[Rows from a dataset of charts and code]

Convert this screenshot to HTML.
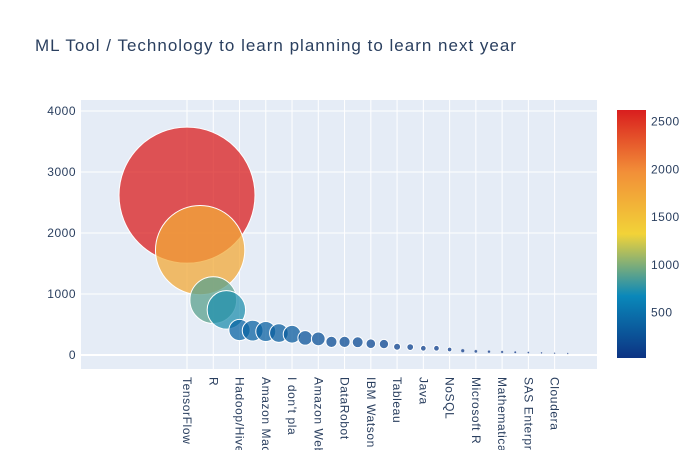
<!DOCTYPE html>
<html><head><meta charset="utf-8"><style>
html,body{margin:0;padding:0;background:#fff;width:700px;height:450px;overflow:hidden;}
svg{display:block;font-family:"Liberation Sans",sans-serif;overflow:hidden;}
</style></head><body>
<svg id="chart" width="700" height="450" viewBox="0 0 700 450">
<defs>
<linearGradient id="portland" x1="0" y1="1" x2="0" y2="0">
<stop offset="0" stop-color="rgb(12,51,131)"/>
<stop offset="0.25" stop-color="rgb(10,136,186)"/>
<stop offset="0.5" stop-color="rgb(242,211,56)"/>
<stop offset="0.75" stop-color="rgb(242,143,56)"/>
<stop offset="1" stop-color="rgb(217,30,30)"/>
</linearGradient>
<clipPath id="plotclip"><rect x="81" y="100" width="516" height="269"/></clipPath>
</defs>
<text x="35" y="51" font-size="17" letter-spacing="1" fill="#2a3f5f">ML Tool / Technology to learn planning to learn next year</text>
<rect x="81" y="100" width="516" height="269" fill="#e5ecf6"/>
<g id="grid"></g><g id="bubbles" clip-path="url(#plotclip)"></g><g id="axes"></g>
<rect x="617" y="110" width="29" height="248" fill="url(#portland)"/>
<g id="cbticks"></g>
</svg>
<script>
const categories = ["TensorFlow","Python","R","Spark / MLlib","Hadoop/Hive/Pig","Jupyter notebooks","Amazon Machine Learning","Microsoft Azure Machine Learning","I don't plan on learning a new tool/technology","Google Cloud Compute Engine","Amazon Web services","C/C++","DataRobot","Julia","IBM Watson / Waton Analytics","MATLAB/Octave","Tableau","Knime","Java","SQL","NoSQL","Perl","Microsoft R Server","Excel","Mathematica","Stata","SAS Enterprise Miner","SAS Base","Cloudera","SPSS"];
const values = [2620,1720,900,740,410,400,385,360,340,280,265,215,215,210,185,180,135,130,110,110,90,70,60,55,50,45,40,35,30,25];
const yTicks = [0,1000,2000,3000,4000];
const cbTicks = [500,1000,1500,2000,2500];

const NS="http://www.w3.org/2000/svg";
const px0=187, step=13.13;
const xScale=i=>px0+i*step;
const yScale=v=>355-v*(244/4000);
const vmin=Math.min(...values), vmax=Math.max(...values);
const cbScale=v=>358-(v-vmin)/(vmax-vmin)*248;
const stops=[[0,[12,51,131]],[0.25,[10,136,186]],[0.5,[242,211,56]],[0.75,[242,143,56]],[1,[217,30,30]]];
function color(v){let t=(v-vmin)/(vmax-vmin);for(let k=1;k<stops.length;k++){if(t<=stops[k][0]){const a=stops[k-1],b=stops[k];const f=(t-a[0])/(b[0]-a[0]);return 'rgb('+a[1].map((c,j)=>Math.round(c+(b[1][j]-c)*f)).join(',')+')';}}return 'rgb(217,30,30)';}
function mk(tag,attrs,parent){const e=document.createElementNS(NS,tag);for(const k in attrs)e.setAttribute(k,attrs[k]);parent.appendChild(e);return e;}
const grid=document.getElementById('grid'),bub=document.getElementById('bubbles'),axes=document.getElementById('axes'),cbt=document.getElementById('cbticks');
yTicks.forEach(t=>{
  const l=mk('line',{x1:81,x2:597,y1:yScale(t),y2:yScale(t),stroke:'#fff','stroke-width':t===0?2:1},grid);
  
  
  const tx=mk('text',{x:76,y:yScale(t)+4,'text-anchor':'end','font-size':12,'letter-spacing':0.5,fill:'#2a3f5f'},axes);
  tx.textContent=t;
  
  
});
categories.forEach((c,i)=>{
  if(i%2!==0)return;
  const x=xScale(i);
  const l=mk('line',{x1:x,x2:x,y1:100,y2:369,stroke:'#fff','stroke-width':1},grid);
  
  
  const tx=mk('text',{transform:'translate('+(x-4)+',377) rotate(90)','font-size':12,'letter-spacing':0.6,fill:'#2a3f5f'},axes);
  tx.textContent=c.length>11?c.slice(0,11):c;
  
  
});
values.forEach((v,i)=>{
  const r=Math.max(68*v/vmax,0.8);
  const c=mk('circle',{cx:xScale(i),cy:yScale(v),r:r,fill:color(v),'fill-opacity':0.75,stroke:'#fff','stroke-width':r>2?1:0.3},bub);
  
  
});
cbTicks.forEach(t=>{
  const tx=mk('text',{x:651,y:cbScale(t)+4,'font-size':12,'letter-spacing':0.5,fill:'#2a3f5f'},cbt);
  tx.textContent=t;
  
  
});
</script>
</body></html>
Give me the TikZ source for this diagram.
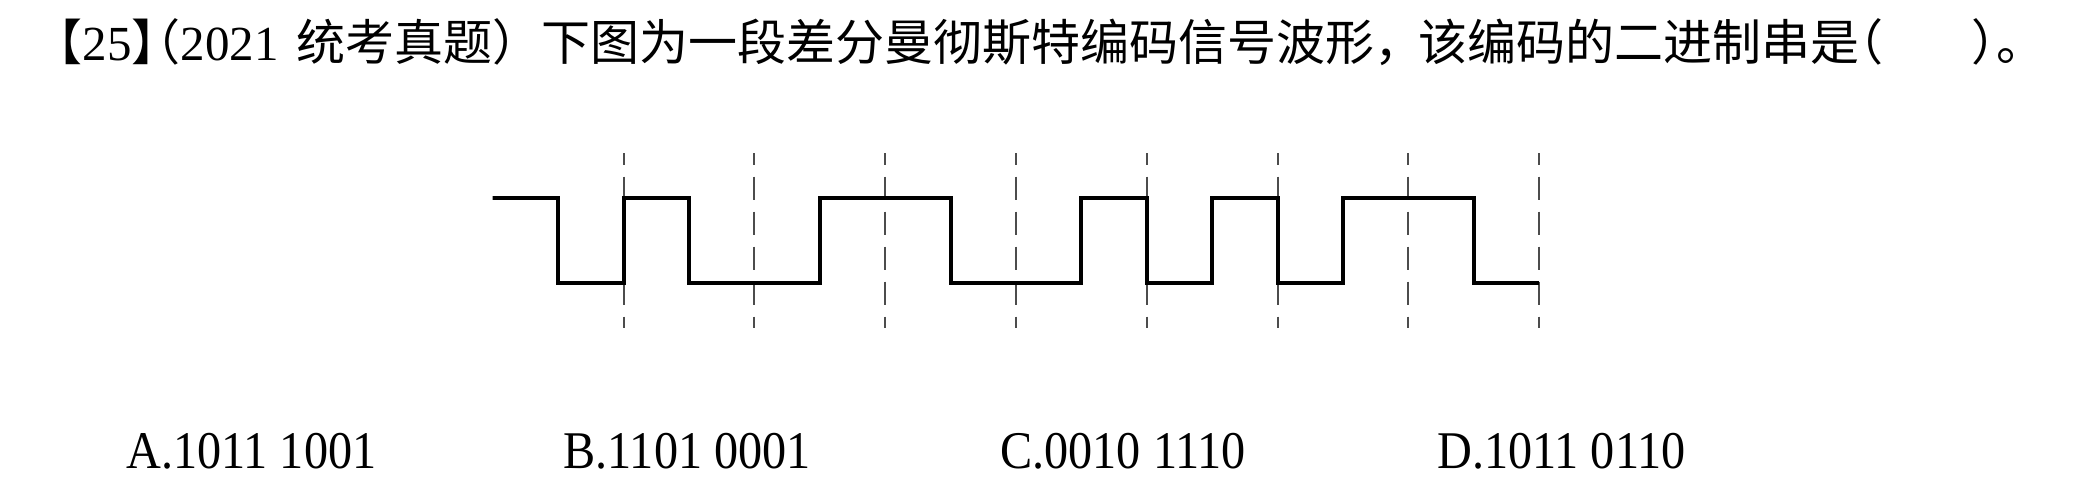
\documentclass[tikz,border=0pt]{standalone}
\usepackage{fontspec}
\setmainfont{Liberation Serif}
\newfontfamily\cjk{Noto Sans CJK SC}
\newfontfamily\cjkh[RawFeature=+halt]{Noto Sans CJK SC}
\newfontfamily\optfont[FakeStretch=0.91]{Liberation Serif}
\usetikzlibrary{positioning}

\begin{document}
\begin{tikzpicture}[
x=0.5pt,
y=-0.5pt,
wave/.style={
  line width=2pt,
  line join=miter
  },
bitline/.style={
  line width=1pt,
  draw=black!70,
  dash pattern=on 11.5pt off 6pt,
  dash phase=5.75pt
  },
question/.style={
  anchor=base west,
  inner sep=0pt,
  font=\fontsize{24.5}{30}\selectfont
  },
opt/.style={
  anchor=base west,
  inner sep=0pt,
  font=\optfont\fontsize{26.5}{32}\selectfont
  }
]
\useasboundingbox (0,0) rectangle (2081,488);

\node[question] (title) at (58,60)
  {{\cjkh 【}25{\cjkh 】（}2021\hspace{0.35em}{\cjk 统考真题）下图为一段差分曼彻斯特编码信号波形}{\cjkh ，}\hspace{0.4em}{\cjk 该编码的二进制串是}{\cjkh （}\hspace{1.8em}{\cjkh ）。}};

\foreach \k in {0,...,7}
  \draw[bitline] ({623.5+130.8*\k},153) -- ++(0,175);

\draw[wave] (493,198)
  foreach \lv [count=\k from 0] in {1,0,1,0,0,1,1,0,0,1,0,1,0,1,1,0}
  { -- ({492.7+65.4*\k},{283-85*\lv}) -- ({492.7+65.4*(\k+1)},{283-85*\lv}) };

\foreach \lab/\bits [count=\i from 0] in {A/1011 1001,B/1101 0001,C/0010 1110,D/1011 0110}
  \node[opt] (opt\lab) at ({126+437*\i},468) {\lab.\bits};

\end{tikzpicture}
\end{document}
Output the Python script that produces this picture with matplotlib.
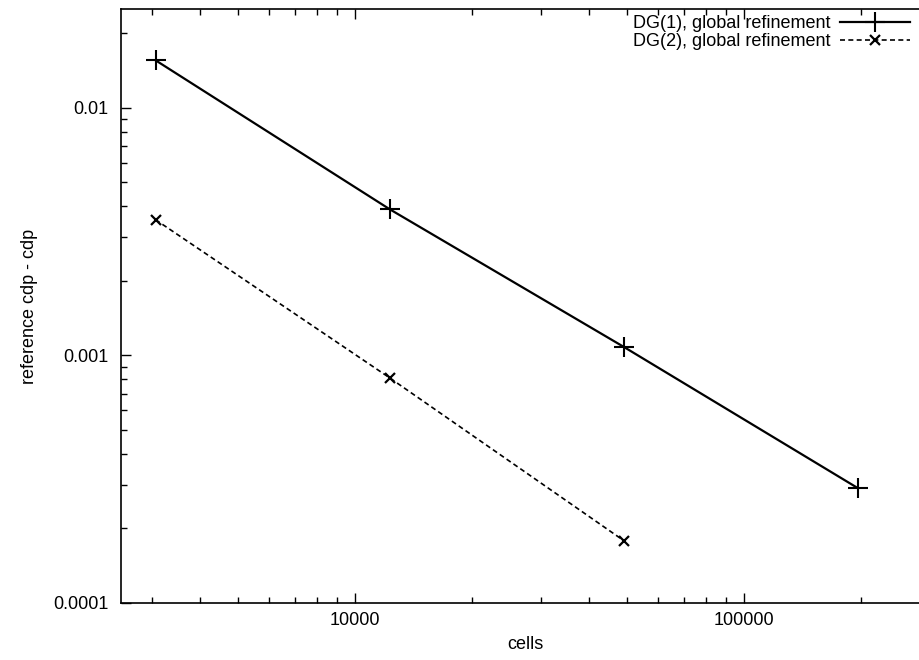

(Exercise requirements): Images must not appear in the copy; reproduce everything else in the records verbatim.

(Exercise response):
Convert this screenshot to HTML.
<!DOCTYPE html>
<html><head><meta charset="utf-8"><style>
html,body{margin:0;padding:0;background:#fff;width:700px;height:450px;overflow:hidden;}
svg{display:block;font-family:"Liberation Sans",sans-serif;overflow:hidden;}
</style></head><body>
<svg id="chart" width="700" height="450" viewBox="0 0 700 450">
<defs>
<linearGradient id="portland" x1="0" y1="1" x2="0" y2="0">
<stop offset="0" stop-color="rgb(12,51,131)"/>
<stop offset="0.25" stop-color="rgb(10,136,186)"/>
<stop offset="0.5" stop-color="rgb(242,211,56)"/>
<stop offset="0.75" stop-color="rgb(242,143,56)"/>
<stop offset="1" stop-color="rgb(217,30,30)"/>
</linearGradient>
<clipPath id="plotclip"><rect x="81" y="100" width="516" height="269"/></clipPath>
</defs>
<text x="35" y="51" font-size="17" letter-spacing="1" fill="#2a3f5f">ML Tool / Technology to learn planning to learn next year</text>
<rect x="81" y="100" width="516" height="269" fill="#e5ecf6"/>
<g id="grid"></g><g id="bubbles" clip-path="url(#plotclip)"></g><g id="axes"></g>
<rect x="617" y="110" width="29" height="248" fill="url(#portland)"/>
<g id="cbticks"></g>
</svg>
<script>
const categories = ["TensorFlow","Python","R","Spark / MLlib","Hadoop/Hive/Pig","Jupyter notebooks","Amazon Machine Learning","Microsoft Azure Machine Learning","I don't plan on learning a new tool/technology","Google Cloud Compute Engine","Amazon Web services","C/C++","DataRobot","Julia","IBM Watson / Waton Analytics","MATLAB/Octave","Tableau","Knime","Java","SQL","NoSQL","Perl","Microsoft R Server","Excel","Mathematica","Stata","SAS Enterprise Miner","SAS Base","Cloudera","SPSS"];
const values = [2620,1720,900,740,410,400,385,360,340,280,265,215,215,210,185,180,135,130,110,110,90,70,60,55,50,45,40,35,30,25];
const yTicks = [0,1000,2000,3000,4000];
const cbTicks = [500,1000,1500,2000,2500];

const NS="http://www.w3.org/2000/svg";
const px0=187, step=13.13;
const xScale=i=>px0+i*step;
const yScale=v=>355-v*(244/4000);
const vmin=Math.min(...values), vmax=Math.max(...values);
const cbScale=v=>358-(v-vmin)/(vmax-vmin)*248;
const stops=[[0,[12,51,131]],[0.25,[10,136,186]],[0.5,[242,211,56]],[0.75,[242,143,56]],[1,[217,30,30]]];
function color(v){let t=(v-vmin)/(vmax-vmin);for(let k=1;k<stops.length;k++){if(t<=stops[k][0]){const a=stops[k-1],b=stops[k];const f=(t-a[0])/(b[0]-a[0]);return 'rgb('+a[1].map((c,j)=>Math.round(c+(b[1][j]-c)*f)).join(',')+')';}}return 'rgb(217,30,30)';}
function mk(tag,attrs,parent){const e=document.createElementNS(NS,tag);for(const k in attrs)e.setAttribute(k,attrs[k]);parent.appendChild(e);return e;}
const grid=document.getElementById('grid'),bub=document.getElementById('bubbles'),axes=document.getElementById('axes'),cbt=document.getElementById('cbticks');
yTicks.forEach(t=>{
  const l=mk('line',{x1:81,x2:597,y1:yScale(t),y2:yScale(t),stroke:'#fff','stroke-width':t===0?2:1},grid);
  
  
  const tx=mk('text',{x:76,y:yScale(t)+4,'text-anchor':'end','font-size':12,'letter-spacing':0.5,fill:'#2a3f5f'},axes);
  tx.textContent=t;
  
  
});
categories.forEach((c,i)=>{
  if(i%2!==0)return;
  const x=xScale(i);
  const l=mk('line',{x1:x,x2:x,y1:100,y2:369,stroke:'#fff','stroke-width':1},grid);
  
  
  const tx=mk('text',{transform:'translate('+(x-4)+',377) rotate(90)','font-size':12,'letter-spacing':0.6,fill:'#2a3f5f'},axes);
  tx.textContent=c.length>11?c.slice(0,11):c;
  
  
});
values.forEach((v,i)=>{
  const r=Math.max(68*v/vmax,0.8);
  const c=mk('circle',{cx:xScale(i),cy:yScale(v),r:r,fill:color(v),'fill-opacity':0.75,stroke:'#fff','stroke-width':r>2?1:0.3},bub);
  
  
});
cbTicks.forEach(t=>{
  const tx=mk('text',{x:651,y:cbScale(t)+4,'font-size':12,'letter-spacing':0.5,fill:'#2a3f5f'},cbt);
  tx.textContent=t;
  
  
});
</script>
</body></html>
Give me the TikZ source for this diagram.
\documentclass[tikz,border=0pt]{standalone}
\usepackage{fontspec}
\setmainfont{Liberation Serif}
\newfontfamily\cjk{Noto Sans CJK SC}
\newfontfamily\cjkh[RawFeature=+halt]{Noto Sans CJK SC}
\newfontfamily\optfont[FakeStretch=0.91]{Liberation Serif}
\usetikzlibrary{positioning}

\begin{document}
\begin{tikzpicture}[
x=0.5pt,
y=-0.5pt,
wave/.style={
  line width=2pt,
  line join=miter
  },
bitline/.style={
  line width=1pt,
  draw=black!70,
  dash pattern=on 11.5pt off 6pt,
  dash phase=5.75pt
  },
question/.style={
  anchor=base west,
  inner sep=0pt,
  font=\fontsize{24.5}{30}\selectfont
  },
opt/.style={
  anchor=base west,
  inner sep=0pt,
  font=\optfont\fontsize{26.5}{32}\selectfont
  }
]
\useasboundingbox (0,0) rectangle (2081,488);

\node[question] (title) at (58,60)
  {{\cjkh 【}25{\cjkh 】（}2021\hspace{0.35em}{\cjk 统考真题）下图为一段差分曼彻斯特编码信号波形}{\cjkh ，}\hspace{0.4em}{\cjk 该编码的二进制串是}{\cjkh （}\hspace{1.8em}{\cjkh ）。}};

\foreach \k in {0,...,7}
  \draw[bitline] ({623.5+130.8*\k},153) -- ++(0,175);

\draw[wave] (493,198)
  foreach \lv [count=\k from 0] in {1,0,1,0,0,1,1,0,0,1,0,1,0,1,1,0}
  { -- ({492.7+65.4*\k},{283-85*\lv}) -- ({492.7+65.4*(\k+1)},{283-85*\lv}) };

\foreach \lab/\bits [count=\i from 0] in {A/1011 1001,B/1101 0001,C/0010 1110,D/1011 0110}
  \node[opt] (opt\lab) at ({126+437*\i},468) {\lab.\bits};

\end{tikzpicture}
\end{document}
Output the Python script that produces this picture with matplotlib.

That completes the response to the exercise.